**DATASET EXTRACT:**
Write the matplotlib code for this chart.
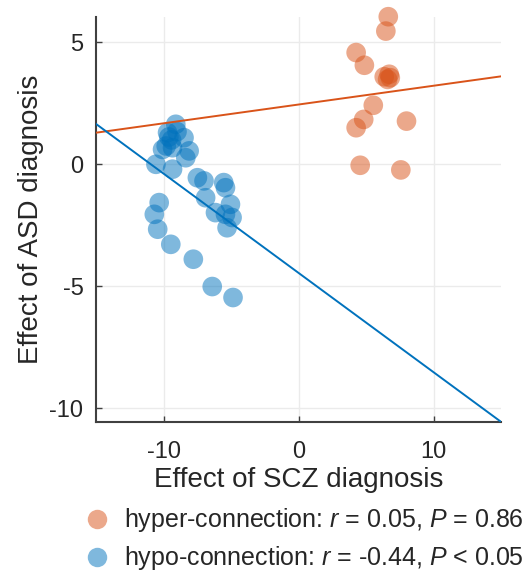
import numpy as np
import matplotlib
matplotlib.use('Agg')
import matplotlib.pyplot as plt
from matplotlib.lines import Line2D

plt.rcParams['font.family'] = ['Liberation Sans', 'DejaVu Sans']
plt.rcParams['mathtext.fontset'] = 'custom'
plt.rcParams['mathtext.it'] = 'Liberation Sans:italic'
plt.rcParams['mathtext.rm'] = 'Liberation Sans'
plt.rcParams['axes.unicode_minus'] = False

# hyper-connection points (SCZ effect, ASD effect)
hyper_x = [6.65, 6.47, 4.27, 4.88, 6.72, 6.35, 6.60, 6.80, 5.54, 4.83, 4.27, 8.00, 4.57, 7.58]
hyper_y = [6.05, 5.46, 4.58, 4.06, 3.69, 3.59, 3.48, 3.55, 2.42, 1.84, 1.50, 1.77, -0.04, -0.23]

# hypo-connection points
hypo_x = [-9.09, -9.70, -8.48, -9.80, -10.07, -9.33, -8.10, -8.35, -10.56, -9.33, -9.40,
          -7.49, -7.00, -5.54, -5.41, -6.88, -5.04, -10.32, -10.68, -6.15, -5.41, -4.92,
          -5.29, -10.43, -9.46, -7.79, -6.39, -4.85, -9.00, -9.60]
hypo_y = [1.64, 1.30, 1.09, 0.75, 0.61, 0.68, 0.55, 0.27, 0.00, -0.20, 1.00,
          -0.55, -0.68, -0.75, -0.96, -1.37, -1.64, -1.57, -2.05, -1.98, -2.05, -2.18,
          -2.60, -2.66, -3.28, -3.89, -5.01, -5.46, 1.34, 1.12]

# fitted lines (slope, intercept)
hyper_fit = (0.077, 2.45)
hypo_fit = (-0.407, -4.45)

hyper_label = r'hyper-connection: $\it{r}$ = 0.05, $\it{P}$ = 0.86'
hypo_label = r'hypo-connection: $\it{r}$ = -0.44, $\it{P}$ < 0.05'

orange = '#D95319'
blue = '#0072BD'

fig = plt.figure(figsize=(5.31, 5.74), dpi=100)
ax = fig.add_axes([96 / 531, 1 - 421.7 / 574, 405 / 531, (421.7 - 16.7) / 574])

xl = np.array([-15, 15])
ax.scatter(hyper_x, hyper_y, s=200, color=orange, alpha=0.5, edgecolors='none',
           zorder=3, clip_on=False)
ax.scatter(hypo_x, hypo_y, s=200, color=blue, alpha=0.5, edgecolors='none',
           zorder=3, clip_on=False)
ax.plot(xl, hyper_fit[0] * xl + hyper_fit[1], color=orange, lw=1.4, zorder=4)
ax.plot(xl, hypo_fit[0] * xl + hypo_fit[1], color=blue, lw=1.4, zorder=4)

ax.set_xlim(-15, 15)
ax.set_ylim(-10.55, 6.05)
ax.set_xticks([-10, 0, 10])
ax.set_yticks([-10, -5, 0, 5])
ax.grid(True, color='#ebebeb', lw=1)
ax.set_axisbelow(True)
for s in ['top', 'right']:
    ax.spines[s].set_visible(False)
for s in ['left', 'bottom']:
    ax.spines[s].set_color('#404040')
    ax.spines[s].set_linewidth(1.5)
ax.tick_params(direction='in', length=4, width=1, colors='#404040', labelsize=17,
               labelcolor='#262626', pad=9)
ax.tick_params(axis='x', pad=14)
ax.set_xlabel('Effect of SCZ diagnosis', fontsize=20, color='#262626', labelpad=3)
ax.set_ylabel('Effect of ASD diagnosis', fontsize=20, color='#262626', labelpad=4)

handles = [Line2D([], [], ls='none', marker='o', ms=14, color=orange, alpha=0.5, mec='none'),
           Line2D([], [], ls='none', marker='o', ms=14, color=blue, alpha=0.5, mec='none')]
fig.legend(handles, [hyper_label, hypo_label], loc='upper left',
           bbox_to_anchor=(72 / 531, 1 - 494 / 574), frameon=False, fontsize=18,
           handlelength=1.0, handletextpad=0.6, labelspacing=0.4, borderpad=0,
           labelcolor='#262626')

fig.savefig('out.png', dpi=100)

**EXERCISE GOAL:** From the data above, write out everything exactly except the pictures.

**SOLUTION:**
Write the matplotlib code for this chart.
import numpy as np
import matplotlib
matplotlib.use('Agg')
import matplotlib.pyplot as plt
from matplotlib.lines import Line2D

plt.rcParams['font.family'] = ['Liberation Sans', 'DejaVu Sans']
plt.rcParams['mathtext.fontset'] = 'custom'
plt.rcParams['mathtext.it'] = 'Liberation Sans:italic'
plt.rcParams['mathtext.rm'] = 'Liberation Sans'
plt.rcParams['axes.unicode_minus'] = False

# hyper-connection points (SCZ effect, ASD effect)
hyper_x = [6.65, 6.47, 4.27, 4.88, 6.72, 6.35, 6.60, 6.80, 5.54, 4.83, 4.27, 8.00, 4.57, 7.58]
hyper_y = [6.05, 5.46, 4.58, 4.06, 3.69, 3.59, 3.48, 3.55, 2.42, 1.84, 1.50, 1.77, -0.04, -0.23]

# hypo-connection points
hypo_x = [-9.09, -9.70, -8.48, -9.80, -10.07, -9.33, -8.10, -8.35, -10.56, -9.33, -9.40,
          -7.49, -7.00, -5.54, -5.41, -6.88, -5.04, -10.32, -10.68, -6.15, -5.41, -4.92,
          -5.29, -10.43, -9.46, -7.79, -6.39, -4.85, -9.00, -9.60]
hypo_y = [1.64, 1.30, 1.09, 0.75, 0.61, 0.68, 0.55, 0.27, 0.00, -0.20, 1.00,
          -0.55, -0.68, -0.75, -0.96, -1.37, -1.64, -1.57, -2.05, -1.98, -2.05, -2.18,
          -2.60, -2.66, -3.28, -3.89, -5.01, -5.46, 1.34, 1.12]

# fitted lines (slope, intercept)
hyper_fit = (0.077, 2.45)
hypo_fit = (-0.407, -4.45)

hyper_label = r'hyper-connection: $\it{r}$ = 0.05, $\it{P}$ = 0.86'
hypo_label = r'hypo-connection: $\it{r}$ = -0.44, $\it{P}$ < 0.05'

orange = '#D95319'
blue = '#0072BD'

fig = plt.figure(figsize=(5.31, 5.74), dpi=100)
ax = fig.add_axes([96 / 531, 1 - 421.7 / 574, 405 / 531, (421.7 - 16.7) / 574])

xl = np.array([-15, 15])
ax.scatter(hyper_x, hyper_y, s=200, color=orange, alpha=0.5, edgecolors='none',
           zorder=3, clip_on=False)
ax.scatter(hypo_x, hypo_y, s=200, color=blue, alpha=0.5, edgecolors='none',
           zorder=3, clip_on=False)
ax.plot(xl, hyper_fit[0] * xl + hyper_fit[1], color=orange, lw=1.4, zorder=4)
ax.plot(xl, hypo_fit[0] * xl + hypo_fit[1], color=blue, lw=1.4, zorder=4)

ax.set_xlim(-15, 15)
ax.set_ylim(-10.55, 6.05)
ax.set_xticks([-10, 0, 10])
ax.set_yticks([-10, -5, 0, 5])
ax.grid(True, color='#ebebeb', lw=1)
ax.set_axisbelow(True)
for s in ['top', 'right']:
    ax.spines[s].set_visible(False)
for s in ['left', 'bottom']:
    ax.spines[s].set_color('#404040')
    ax.spines[s].set_linewidth(1.5)
ax.tick_params(direction='in', length=4, width=1, colors='#404040', labelsize=17,
               labelcolor='#262626', pad=9)
ax.tick_params(axis='x', pad=14)
ax.set_xlabel('Effect of SCZ diagnosis', fontsize=20, color='#262626', labelpad=3)
ax.set_ylabel('Effect of ASD diagnosis', fontsize=20, color='#262626', labelpad=4)

handles = [Line2D([], [], ls='none', marker='o', ms=14, color=orange, alpha=0.5, mec='none'),
           Line2D([], [], ls='none', marker='o', ms=14, color=blue, alpha=0.5, mec='none')]
fig.legend(handles, [hyper_label, hypo_label], loc='upper left',
           bbox_to_anchor=(72 / 531, 1 - 494 / 574), frameon=False, fontsize=18,
           handlelength=1.0, handletextpad=0.6, labelspacing=0.4, borderpad=0,
           labelcolor='#262626')

fig.savefig('out.png', dpi=100)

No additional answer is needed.